A second source of support for REITs: an attractive landscape for mergers and acquisitions. Institutional Investor notes that the recent discount in the price of REIT shares relative to the value of the underlying properties has triggered a “buying spree,” including three acquisitions by the Blackstone Group. The II article advises:

REITs traded at an average discount of 13% as of Oct. 1, according to real estate research firm Green Street Advisors, which estimates the value of the properties in a REIT’s portfolio and compares that total with the company’s market capitalization. The discount was even bigger a few weeks earlier: It neared 20% during the market swoon of August and September, but REIT prices have bounced back a bit since then.

What might temper or even derail the current love affair with REITs?

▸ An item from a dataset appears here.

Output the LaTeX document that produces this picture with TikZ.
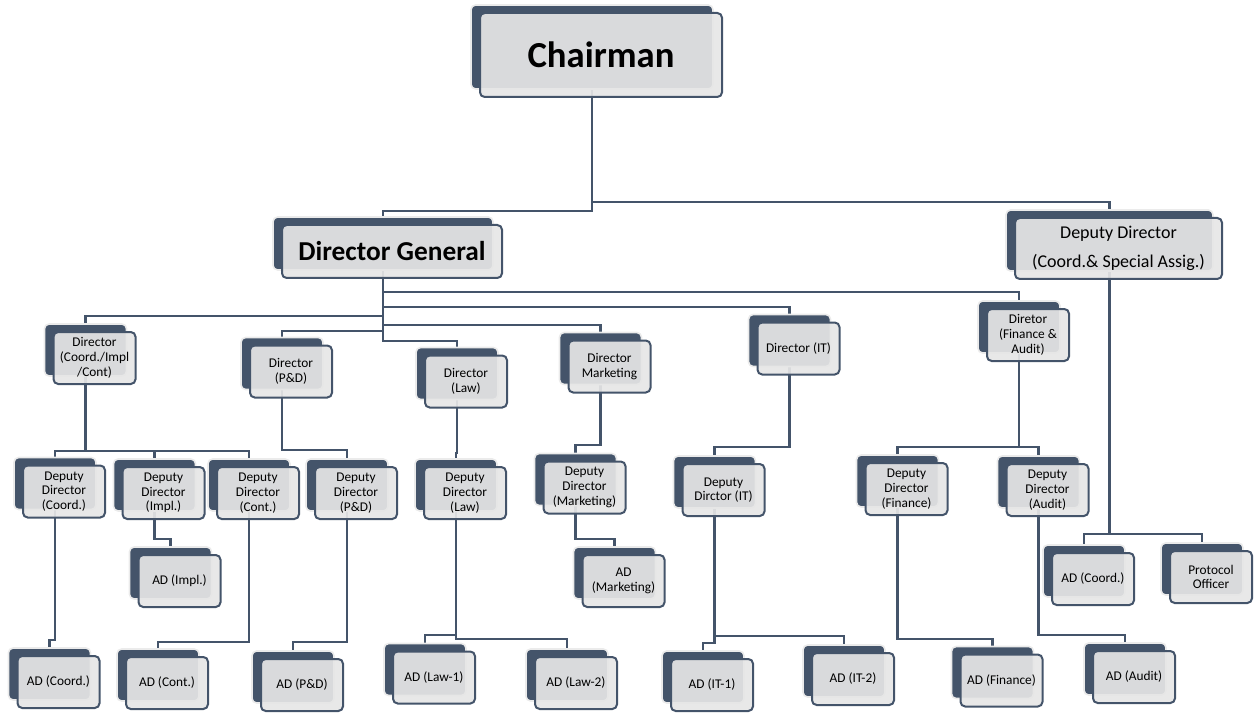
\documentclass[tikz,border=0pt]{standalone}
\usepackage{fontspec}
\setmainfont{Carlito}
\usetikzlibrary{shadows,backgrounds}
\definecolor{slate}{HTML}{44546A}
\definecolor{paper}{HTML}{E6E6E6}
\tikzset{
  post/.style={draw=slate, line width=1.5pt, rounded corners=3.5pt, fill=paper,
    fill opacity=0.92, text opacity=1, align=center, inner sep=1pt,
    minimum width=61.5pt, minimum height=39pt,
    font=\fontsize{10}{11}\selectfont,
    copy shadow={shadow xshift=-6.75pt, shadow yshift=6pt, fill=slate,
      draw=black!8, line width=1.2pt, fill opacity=1}},
  rear/.style={xshift=-6.75pt, yshift=6pt},
  link/.style={draw=slate, line width=1.7pt},
}
\begin{document}
\begin{tikzpicture}[x=0.75pt, y=-0.75pt]
\useasboundingbox (0,0) rectangle (1254,713);
% top
\node[post, minimum width=181.5pt, minimum height=63pt,
  font=\bfseries\fontsize{27.5}{30}\selectfont] (chair) at (601,55) {Chairman};
\node[post, minimum width=165pt, minimum height=39.75pt,
  font=\bfseries\fontsize{20.5}{24}\selectfont] (dg) at (392,251.5) {Director General};
\node[post, minimum width=155.25pt, minimum height=45.75pt,
  font=\fontsize{13.5}{21.75}\selectfont] (ddcs) at (1118.5,248.5) {Deputy Director\\(Coord.\& Special Assig.)};
% directors
\node[post] (dcic) at (94.5,358) {Director\\(Coord./Impl\\/Cont)};
\node[post] (dpd) at (291,371.5) {Director\\(P\&D)};
\node[post] (dlaw) at (466,381.5) {Director\\(Law)};
\node[post] (dmkt) at (609.5,366.5) {Director\\Marketing};
\node[post] (dit) at (798.5,348.5) {Director (IT)};
\node[post] (dfa) at (1028,335) {Diretor\\(Finance \&\\Audit)};
% deputy directors
\node[post] (ddco) at (64,491.5) {Deputy\\Director\\(Coord.)};
\node[post] (ddim) at (163.5,493) {Deputy\\Director\\(Impl.)};
\node[post] (ddct) at (258,493) {Deputy\\Director\\(Cont.)};
\node[post] (ddpd) at (356,493) {Deputy\\Director\\(P\&D)};
\node[post] (ddlaw) at (465,493) {Deputy\\Director\\(Law)};
\node[post] (ddmkt) at (584.5,487.5) {Deputy\\Director\\(Marketing)};
\node[post] (ddit) at (723.5,490) {Deputy\\Dirctor (IT)};
\node[post] (ddfin) at (906.5,489) {Deputy\\Director\\(Finance)};
\node[post] (ddaud) at (1047.5,490) {Deputy\\Director\\(Audit)};
% middle row
\node[post] (adim) at (179.5,581) {AD (Impl.)};
\node[post] (admkt) at (623.5,581) {AD\\(Marketing)};
\node[post] (adcs) at (1093,579) {AD (Coord.)};
\node[post] (proto) at (1211,577) {Protocol\\Officer};
% bottom row
\node[post] (adco) at (58.5,682) {AD (Coord.)};
\node[post] (adct) at (167,683) {AD (Cont.)};
\node[post] (adpd) at (302,685) {AD (P\&D)};
\node[post] (adl1) at (434,677.5) {AD (Law-1)};
\node[post] (adl2) at (576,683) {AD (Law-2)};
\node[post] (adi1) at (712,685) {AD (IT-1)};
\node[post] (adi2) at (853,679) {AD (IT-2)};
\node[post] (adfin) at (1001.5,680.5) {AD (Finance)};
\node[post] (adaud) at (1134,677) {AD (Audit)};
% centre of each back panel, where the lines attach
\foreach \n in {chair,dg,ddcs,dcic,dpd,dlaw,dmkt,dit,dfa,ddco,ddim,ddct,ddpd,ddlaw,
  ddmkt,ddit,ddfin,ddaud,adim,admkt,adcs,proto,adco,adct,adpd,adl1,adl2,adi1,adi2,
  adfin,adaud}
  \coordinate (\n-r) at ([rear]\n);
% connectors
\begin{scope}[on background layer]
\draw[link] (chair-r) |- (0,211 -| dg-r) -- (dg-r);
\draw[link] (chair-r) |- (0,202 -| ddcs-r) -- (ddcs-r);
\draw[link] (dg-r) |- (0,316 -| dcic-r) -- (dcic-r);
\draw[link] (dg-r) |- (0,331 -| dpd-r) -- (dpd-r);
\draw[link] (dg-r) |- (0,341 -| dlaw-r) -- (dlaw-r);
\draw[link] (dg-r) |- (0,325 -| dmkt-r) -- (dmkt-r);
\draw[link] (dg-r) |- (0,307 -| dit-r) -- (dit-r);
\draw[link] (dg-r) |- (0,292 -| dfa-r) -- (dfa-r);
\draw[link] (dcic-r) |- (0,451 -| ddco-r) -- (ddco-r);
\draw[link] (dcic-r) |- (0,451 -| ddim-r) -- (ddim-r);
\draw[link] (dcic-r) |- (0,451 -| ddct-r) -- (ddct-r);
\draw[link] (dpd-r) |- (0,450 -| ddpd-r) -- (ddpd-r);
\draw[link] (dlaw-r) |- (0,453 -| ddlaw-r) -- (ddlaw-r);
\draw[link] (dmkt-r) |- (0,445 -| ddmkt-r) -- (ddmkt-r);
\draw[link] (dit-r) |- (0,447 -| ddit-r) -- (ddit-r);
\draw[link] (dfa-r) |- (0,447 -| ddfin-r) -- (ddfin-r);
\draw[link] (dfa-r) |- (0,447 -| ddaud-r) -- (ddaud-r);
\draw[link] (ddcs-r) |- (0,534 -| adcs-r) -- (adcs-r);
\draw[link] (ddcs-r) |- (0,534 -| proto-r) -- (proto-r);
\draw[link] (ddim-r) |- (0,539 -| adim-r) -- (adim-r);
\draw[link] (ddmkt-r) |- (0,539 -| admkt-r) -- (admkt-r);
\draw[link] (ddco-r) |- (0,640 -| adco-r) -- (adco-r);
\draw[link] (ddct-r) |- (0,642 -| adct-r) -- (adct-r);
\draw[link] (ddpd-r) |- (0,642 -| adpd-r) -- (adpd-r);
\draw[link] (ddlaw-r) |- (0,635 -| adl1-r) -- (adl1-r);
\draw[link] (ddlaw-r) |- (0,639 -| adl2-r) -- (adl2-r);
\draw[link] (ddit-r) |- (0,643 -| adi1-r) -- (adi1-r);
\draw[link] (ddit-r) |- (0,636 -| adi2-r) -- (adi2-r);
\draw[link] (ddfin-r) |- (0,639 -| adfin-r) -- (adfin-r);
\draw[link] (ddaud-r) |- (0,635 -| adaud-r) -- (adaud-r);
\end{scope}
\end{tikzpicture}
\end{document}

An interest rate hike by the Federal Reserve wouldn’t help. For the moment, however, tighter monetary policy is considered a low-probability event for the near-term future. New York Federal Reserve Bank President William Dudley, quoted in an Italian newspaper late last week, says it’s too early to consider a rate hike. “The situation changed over the last few months,” Dudley explained to CorrierEconomia via Reuters. “It’s true we thought we could raise interest rates by the end of 2015, but turbulence on financial markets, modest global growth, energy prices and macro-prudential imbalances are slowing this process down.”

Fed funds futures at the moment tend to agree with Dudley’s analysis. The probability of a rate hike this month is less than 5%, according to CME Group’s FedWatch data. For December, the probability rises to roughly 30%.

When and if the crowd changes its outlook and sees a rate hike as imminent, REITs could suffer. But in the current climate, the crowd’s inclined to raise allocations to publicly traded real estate securities.